Cyclists and pedestrians have a lot of shared interests: traffic fatalities are one of the leading causes of death in this country, and while many of these deaths are motorists hitting motoriests, a great many of them are motorists hitting cyclists and pedestrians. So, per mile travelled, walking is the most dangerous way to travel in this country, bar none. Cyclists and pedestrians want to get to where they're going without being killed, and destinations to be relatively close. These issues are often put in confrontational terms, but we all share these needs; cyclists are also drivers, most people teach their kids to ride a bike (and don't want them hit). And of course, we are all bipeds. Safer for some of us is safer for all of us, as Tom Vanderbilt points out in his fair, awesome, and worth-reading article "Rage Against Your Machine" in Outside, March 2011:
As various studies have found, the more cyclists and cycling infrastructure a town has, the safer it becomes statistically, not just for cyclists but for drivers and pedestrians alike. When New York City put a protected bike lane on Ninth Avenue, some protested it as unsafe for people on foot. But since the lane's opening, pedestrian injuries on Ninth have dropped by 29 percent. Last year, as miles of bike lanes were added, New York had its best pedestrian-safety record ever.So this seems like the perfect label to re-appropriate, under which cyclists and pedestrians can advocate together for our common interests in safe, two-legged locomotion. Call me a bipedalist.
It's the way of these things that noone can ever stop. More Cassidy, Salmon, and some Olaf Storbeck.

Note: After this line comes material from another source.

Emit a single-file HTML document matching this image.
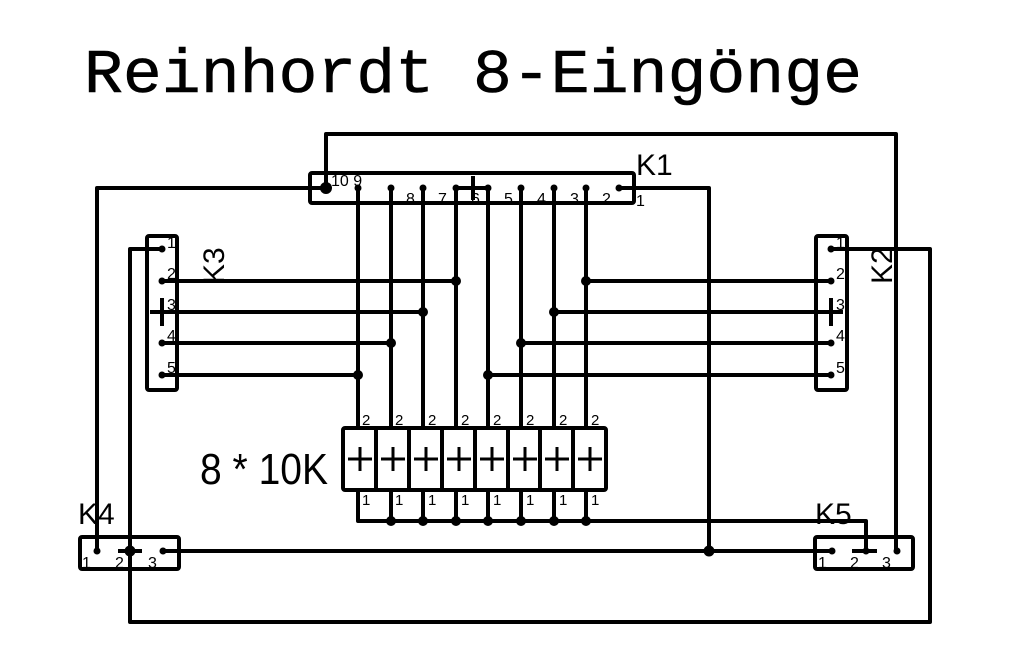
<!DOCTYPE html>
<html><head><meta charset="utf-8"><style>html,body{margin:0;padding:0;background:#fff}svg{display:block}</style></head>
<body>
<svg width="1014" height="668" viewBox="0 0 1014 668" xmlns="http://www.w3.org/2000/svg">
<rect width="1014" height="668" fill="#fff"/>
<text x="84" y="92" font-family="Liberation Mono, monospace" font-size="62" textLength="778" lengthAdjust="spacingAndGlyphs" stroke="#000" stroke-width="0.6">Reinhordt  8-Eingönge</text>
<g fill="none" stroke="#000" stroke-width="4" stroke-linejoin="round">
<rect x="310" y="173" width="324" height="30" rx="2"/>
<rect x="147" y="236" width="30" height="154" rx="2"/>
<rect x="816" y="236" width="31" height="154" rx="2"/>
<rect x="80" y="537" width="99" height="32" rx="2"/>
<rect x="815" y="537" width="98" height="32" rx="2"/>
<rect x="343" y="428" width="263" height="62" rx="2"/>
<path d="M376 428V490M409 428V490M442 428V490M475 428V490M508 428V490M540 428V490M573 428V490"/>
<path d="M326 188V134H896V551"/>
<path d="M97 551V188H326"/>
<path d="M619 188H709V551"/>
<path d="M456 188H488M473 176V200"/>
<path d="M358 188V428M391 188V428M423 188V428M456 188V428M488 188V428M521 188V428M554 188V428M586 188V428"/>
<path d="M358 490V521H866V551M391 490V521M423 490V521M456 490V521M488 490V521M521 490V521M554 490V521M586 490V521"/>
<path d="M162 249H130V622H930V249H831"/>
<path d="M162 281H456M150 312H423M162 343H391M162 375H358M162 298V326"/>
<path d="M831 281H586M843 312H554M831 343H521M831 375H488M831 298V326"/>
<path d="M163 551H832M118 551H142M852 551H877"/>
<g stroke-width="3"><path d="M348 459H372M360 447V471M381 459H405M393 447V471M414 459H438M426 447V471M447 459H471M459 447V471M480 459H504M492 447V471M513 459H537M525 447V471M545 459H569M557 447V471M578 459H602M590 447V471"/></g>
</g>
<g fill="#000">
<circle cx="326" cy="188" r="6"/>
<circle cx="358" cy="188" r="3.5"/><circle cx="391" cy="188" r="3.5"/><circle cx="423" cy="188" r="3.5"/><circle cx="456" cy="188" r="3.5"/><circle cx="488" cy="188" r="3.5"/><circle cx="521" cy="188" r="3.5"/><circle cx="554" cy="188" r="3.5"/><circle cx="586" cy="188" r="3.5"/><circle cx="619" cy="188" r="3.5"/>
<circle cx="162" cy="249" r="3.5"/><circle cx="162" cy="281" r="3.5"/><circle cx="162" cy="343" r="3.5"/><circle cx="162" cy="375" r="3.5"/>
<circle cx="831" cy="249" r="3.5"/><circle cx="831" cy="281" r="3.5"/><circle cx="831" cy="343" r="3.5"/><circle cx="831" cy="375" r="3.5"/>
<circle cx="456" cy="281" r="5"/><circle cx="423" cy="312" r="5"/><circle cx="391" cy="343" r="5"/><circle cx="358" cy="375" r="5"/>
<circle cx="586" cy="281" r="5"/><circle cx="554" cy="312" r="5"/><circle cx="521" cy="343" r="5"/><circle cx="488" cy="375" r="5"/>
<circle cx="391" cy="521" r="5"/><circle cx="423" cy="521" r="5"/><circle cx="456" cy="521" r="5"/><circle cx="488" cy="521" r="5"/><circle cx="521" cy="521" r="5"/><circle cx="554" cy="521" r="5"/><circle cx="586" cy="521" r="5"/>
<circle cx="97" cy="551" r="3.5"/><circle cx="130" cy="551" r="5.5"/><circle cx="163" cy="551" r="3.5"/>
<circle cx="832" cy="551" r="3.5"/><circle cx="866" cy="551" r="3.5"/><circle cx="897" cy="551" r="3.5"/>
<circle cx="709" cy="551" r="5.5"/>
</g>
<g font-family="Liberation Sans, sans-serif" fill="#000" font-size="16">
<text x="331" y="186">10 9</text>
<text x="406" y="204">8</text><text x="438" y="204">7</text><text x="471" y="204">6</text><text x="504" y="204">5</text><text x="537" y="204">4</text><text x="570" y="204">3</text><text x="602" y="204">2</text><text x="636" y="206">1</text>
<text x="167" y="248">1</text><text x="167" y="279">2</text><text x="167" y="310">3</text><text x="167" y="341">4</text><text x="167" y="373">5</text>
<text x="836" y="248">1</text><text x="836" y="279">2</text><text x="836" y="310">3</text><text x="836" y="341">4</text><text x="836" y="373">5</text>
<text x="82" y="568">1</text><text x="115" y="568">2</text><text x="148" y="568">3</text>
<text x="818" y="568">1</text><text x="850" y="568">2</text><text x="882" y="568">3</text>
<g font-size="15"><text x="362" y="425">2</text><text x="395" y="425">2</text><text x="428" y="425">2</text><text x="461" y="425">2</text><text x="493" y="425">2</text><text x="526" y="425">2</text><text x="559" y="425">2</text><text x="591" y="425">2</text>
<text x="362" y="505">1</text><text x="395" y="505">1</text><text x="428" y="505">1</text><text x="461" y="505">1</text><text x="493" y="505">1</text><text x="526" y="505">1</text><text x="559" y="505">1</text><text x="591" y="505">1</text></g>
<g font-size="30" font-weight="300">
<text x="636" y="175">K1</text>
<text x="78" y="524">K4</text>
<text x="815" y="524">K5</text>
<text transform="translate(224,284) rotate(-90)">K3</text>
<text transform="translate(892,284) rotate(-90)">K2</text>
</g>
<text x="200" y="484" font-size="44" textLength="128" lengthAdjust="spacingAndGlyphs">8 * 10K</text>
</g>
</svg>
</body></html>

Matthew Shaer has a great piece in New York, "Not Quite Copenhagen", on the Prospect Park West bike lane controversy. It's a long piece worth reading in full, but here are some random, our-of-context fun facts:
Bike lanes are relatively easy to install. The Prospect Park West path, with all its safety paraphernalia, was built in about a month; unprotected lanes can be created in a matter of days. Bike lanes are also inexpensive. The Bloomberg administration estimates that over the past four years, the city has spent $11 million installing bike lanes, with two thirds of that cash provided by the federal government. Over the same period, the city spent $1.5 billion on street repair alone. And since streets with protected bike lanes see 40 percent fewer accidents, according to City Hall, and traffic crashes set the city back over $4 billion a year, bike lanes can actually save New York money. They also cut pollution, which is good for everyone. Bike lanes, when framed this way, are just common sense.
...Still, the Ninth Avenue lane is an ideal place to experience the unfettered freedom that can come with riding a bike in New York. As any urban rider (and I am one of them) can attest, there is something infinitely joyful in putting foot to pedal, something intoxicating in not being bound by the whims of a bus driver or subway conductor or thick tangles of crosstown traffic. Whipping down the street, completely protected from the cars zooming by just a few feet away, may be the closest any New Yorker comes to flying.